In interviews, members of Pakistani extremist organizations also seemed to express confusion: Some said they did not believe bin Laden had died. More said they did, but that they were still in mourning — and calculating their response.
“Everybody in the organization is in a state of shock,” said one 27-year-old member of a banned militant group. “Nothing will be done in haste.”
Despite the muted response, security officials said it was hardly time to relax. An online posting attributed to al-Qaeda on Friday confirmed bin Laden’s death and vowed retaliation. It also called specifically upon Pakistanis to “rise up and revolt to cleanse this shame that has been attached to them by a clique of traitors and thieves.”

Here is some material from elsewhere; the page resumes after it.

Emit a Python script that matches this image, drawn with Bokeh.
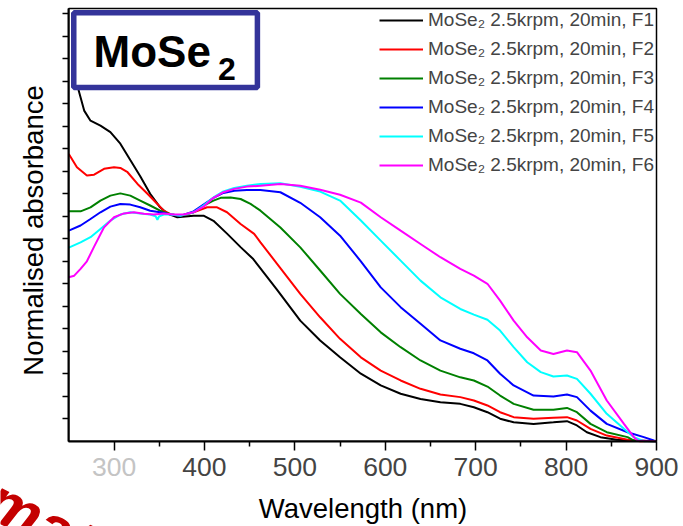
from bokeh.plotting import figure
from bokeh.models import Range1d, FixedTicker, Label, BoxAnnotation, LinearAxis
from bokeh.embed import file_html
from bokeh.resources import INLINE

FONT = "Liberation Sans"

# Wavelength (nm) and normalised absorbance for each fraction
f1_nm = [255, 261, 267, 274, 285, 296, 307, 318, 329, 340, 351, 359, 370, 388, 399, 410, 425, 440, 454,
         480, 506, 528, 550, 573, 595, 617, 639, 661, 683, 698, 713, 727, 742, 764, 786, 801, 812, 823, 838,
         856, 875, 897, 900]
f1_abs = [1.8, 1.558, 1.47, 1.425, 1.403, 1.374, 1.323, 1.25, 1.178, 1.10, 1.04, 1.012, 0.996, 1.003,
          1.003, 0.98, 0.923, 0.863, 0.81, 0.675, 0.536, 0.448, 0.373, 0.300, 0.248, 0.211, 0.188, 0.173,
          0.166, 0.151, 0.129, 0.100, 0.084, 0.077, 0.084, 0.089, 0.070, 0.040, 0.018, 0.006, 0.003, 0.0, 0.0]

f2_nm = [250, 259, 270, 278, 289, 300, 307, 315, 326, 337, 348, 355, 363, 374, 388, 403, 414, 425, 440, 455,
         462, 484, 506, 528, 550, 573, 595, 617, 639, 661, 683, 698, 713, 727, 742, 764, 786, 801, 812, 827,
         845, 868, 882, 900]
f2_abs = [1.277, 1.218, 1.181, 1.185, 1.211, 1.218, 1.215, 1.196, 1.144, 1.10, 1.055, 1.025, 1.008, 1.003,
          1.018, 1.04, 1.04, 1.018, 0.966, 0.922, 0.884, 0.77, 0.655, 0.551, 0.455, 0.373, 0.314, 0.270,
          0.233, 0.208, 0.196, 0.181, 0.159, 0.129, 0.107, 0.0996, 0.104, 0.107, 0.092, 0.055, 0.025, 0.006,
          0.0, 0.0]

f3_nm = [250, 263, 274, 285, 296, 307, 318, 329, 340, 351, 363, 374, 388, 399, 410, 418, 429, 440, 451, 462,
         484, 506, 528, 550, 573, 595, 617, 639, 661, 683, 698, 713, 727, 742, 764, 786, 801, 812, 827, 845,
         868, 875, 900]
f3_abs = [1.022, 1.022, 1.04, 1.07, 1.092, 1.102, 1.092, 1.07, 1.048, 1.025, 1.008, 1.002, 1.018, 1.048,
          1.07, 1.082, 1.084, 1.077, 1.055, 1.025, 0.95, 0.862, 0.759, 0.655, 0.566, 0.484, 0.418, 0.359,
          0.314, 0.284, 0.270, 0.243, 0.203, 0.166, 0.140, 0.140, 0.148, 0.129, 0.077, 0.040, 0.018, 0.003,
          0.0]

f4_nm = [250, 263, 274, 285, 296, 307, 318, 329, 340, 351, 363, 374, 388, 399, 410, 421, 433, 447, 462, 484,
         506, 528, 550, 573, 595, 617, 639, 661, 683, 698, 713, 727, 742, 764, 786, 801, 812, 827, 845, 868,
         886, 897, 900]
f4_abs = [0.936, 0.959, 0.988, 1.018, 1.043, 1.055, 1.052, 1.04, 1.025, 1.018, 1.008, 1.003, 1.022, 1.052,
          1.082, 1.104, 1.114, 1.117, 1.117, 1.107, 1.06, 0.996, 0.914, 0.80, 0.684, 0.596, 0.522, 0.448,
          0.411, 0.391, 0.359, 0.300, 0.248, 0.203, 0.199, 0.208, 0.196, 0.136, 0.077, 0.040, 0.018, 0.003,
          0.0]

f5_nm = [250, 263, 274, 285, 296, 307, 318, 329, 340, 346, 348, 350, 355, 363, 374, 388, 399, 410, 421, 433,
         447, 462, 484, 506, 528, 550, 573, 595, 617, 639, 661, 683, 698, 713, 727, 742, 757, 772, 786, 801,
         812, 827, 845, 864, 875, 886, 900]
f5_abs = [0.861, 0.884, 0.907, 0.944, 0.981, 1.008, 1.018, 1.013, 1.008, 1.0, 0.985, 1.0, 1.008, 1.008,
          1.003, 1.018, 1.048, 1.084, 1.111, 1.126, 1.136, 1.144, 1.147, 1.131, 1.110, 1.070, 0.981, 0.892,
          0.803, 0.714, 0.640, 0.588, 0.563, 0.540, 0.492, 0.418, 0.351, 0.307, 0.288, 0.292, 0.277, 0.211,
          0.122, 0.055, 0.018, 0.0, 0.0]

f6_nm = [250, 256, 263, 270, 278, 289, 300, 311, 322, 333, 344, 355, 366, 377, 388, 399, 410, 421, 433, 447,
         462, 484, 506, 528, 550, 573, 595, 617, 639, 661, 683, 698, 713, 727, 742, 757, 772, 786, 801, 812,
         827, 845, 864, 875, 879, 900]
f6_abs = [0.729, 0.736, 0.766, 0.80, 0.865, 0.951, 0.996, 1.013, 1.018, 1.011, 1.008, 1.013, 1.008, 1.008,
          1.018, 1.043, 1.082, 1.107, 1.122, 1.132, 1.136, 1.144, 1.136, 1.118, 1.096, 1.061, 0.996, 0.936,
          0.877, 0.818, 0.766, 0.736, 0.700, 0.625, 0.536, 0.462, 0.403, 0.388, 0.403, 0.396, 0.314, 0.181,
          0.077, 0.018, 0.003, 0.0]

series_labels = ["MoSe\u2082 2.5krpm, 20min, F%d" % i for i in range(1, 7)]
series_colors = ["#000000", "#ff0000", "#008000", "#0000ff", "#00ffff", "#ff00ff"]
series_x = [f1_nm, f2_nm, f3_nm, f4_nm, f5_nm, f6_nm]
series_y = [f1_abs, f2_abs, f3_abs, f4_abs, f5_abs, f6_abs]

x_major = [300, 400, 500, 600, 700, 800, 900]
x_minor = [350, 450, 550, 650, 750, 850]
y_ticks = [round(0.1 * k, 1) for k in range(1, 20)]

# data window shown by the axes
X_LO, X_HI = 250, 900
Y_LO, Y_HI = 0, 1.924

# the drawing area spans the whole canvas, the axes are pinned to the data window
p = figure(width=683, height=526, output_backend="svg", toolbar_location=None,
           x_range=Range1d(174.46, 929.86), y_range=Range1d(-0.3793, 1.9596),
           x_axis_location=None, y_axis_location=None, min_border=0)
p.grid.visible = False
p.outline_line_color = None
p.background_fill_color = "white"
p.border_fill_color = "white"

for xs, ys, c, lab in zip(series_x, series_y, series_colors, series_labels):
    p.line(xs, ys, line_color=c, line_width=2, legend_label=lab)

# outline of the data window
p.add_layout(BoxAnnotation(left=X_LO, right=X_HI, bottom=Y_LO, top=Y_HI,
                           fill_color=None, fill_alpha=0, line_color="black",
                           line_alpha=1.0, line_width=1.5))

# x axis
xa = LinearAxis(fixed_location=Y_LO, bounds=(X_LO, X_HI),
                ticker=FixedTicker(ticks=x_major, minor_ticks=x_minor))
xa.major_label_overrides = {300: " "}
xa.axis_line_width = 2
xa.major_tick_in = 0
xa.major_tick_out = 9
xa.minor_tick_in = 0
xa.minor_tick_out = 5
xa.major_tick_line_width = 1.5
xa.minor_tick_line_width = 1.5
xa.major_label_text_font = FONT
xa.major_label_text_font_size = "26.5px"
xa.major_label_standoff = 2
p.add_layout(xa, "below")

# y axis (ticks only)
ya = LinearAxis(fixed_location=X_LO, bounds=(Y_LO, Y_HI),
                ticker=FixedTicker(ticks=y_ticks, minor_ticks=[]))
ya.major_label_text_font_size = "0px"
ya.major_label_standoff = 0
ya.axis_line_width = 2
ya.major_tick_in = 0
ya.major_tick_out = 6
ya.major_tick_line_width = 1.5
p.add_layout(ya, "left")

# axis titles
p.add_layout(Label(x=575.4, y=-0.2997, text="Wavelength (nm)", text_align="center",
                   text_baseline="alphabetic", text_font=FONT, text_font_size="27.5px",
                   text_color="black"))
p.add_layout(Label(x=211.1, y=0.937, text="Normalised absorbance", text_align="center",
                   text_baseline="alphabetic", angle=1.5708, text_font=FONT,
                   text_font_size="27.5px", text_color="black"))

# faded 300 tick label
p.add_layout(Label(x=300, y=-0.1147, text="300", text_align="center", text_baseline="alphabetic",
                   text_font=FONT, text_font_size="26.5px", text_color="#c4c4c4"))

# red stamp lettering at the lower left
p.add_layout(Label(x=163.5, y=-0.240, text="mat", text_baseline="alphabetic", angle=-0.47,
                   text_font=FONT, text_font_size="62px", text_font_style="bold italic",
                   text_color="#c40000"))

# title box
p.add_layout(BoxAnnotation(left=255.5, right=458.6, bottom=1.573, top=1.905,
                           fill_color="white", fill_alpha=1.0,
                           line_color="#34349a", line_alpha=1.0, line_width=5.5))
p.add_layout(Label(x=277.4, y=1.733, text="MoSe", text_baseline="alphabetic",
                   text_font=FONT, text_font_size="44px", text_font_style="bold", text_color="black"))
p.add_layout(Label(x=415.0, y=1.657, text="2", text_baseline="alphabetic",
                   text_font=FONT, text_font_size="32px", text_font_style="bold", text_color="black"))

lg = p.legend[0]
lg.location = (378, 349)
lg.margin = 0
lg.padding = 1
lg.spacing = 7
lg.glyph_width = 44
lg.glyph_height = 18
lg.label_height = 18
lg.label_standoff = 5
lg.label_text_font = FONT
lg.label_text_font_size = "19px"
lg.border_line_alpha = 0
lg.background_fill_alpha = 0

open("out.html", "w").write(file_html(p, INLINE))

Several of Pakistan’s prominent militant groups, including the Pakistani Taliban and various sectarian organizations, have long-standing ties to al-Qaeda. Intelligence officials said the Pakistani army had pointedly distanced itself from the U.S. raid this week in part to discourage an insurgent backlash.
A senior police official in Lahore, the capital of a province that is the base of several banned jihadist outfits, said authorities expected strikes within two weeks.
“They are wise enough to just hold on,” the police official said. “Then they will respond, once all the security apparatus becomes complacent.”
That is what the groups have warned. The day of the killing, the Pakistani Taliban, which focuses its attacks on the Pakistani state, threatened that it would soon lash out.
A pro-Taliban weekly newspaper, published in the northwestern city of Peshawar on Friday, asserted that bin Laden’s followers had restricted their attacks to “protect” their leader, but that “now they are free with full revenge.”
“This is the beginning. We will take the revenge from both Pakistan and the United States,” one Taliban fighter said by telephone from North Waziristan, a mountainous border area where a stewpot of militant groups, including al-Qaeda, have bases. On Friday, a suspected CIA drone strike hit North Waziristan, killing 13, Pakistani media reported.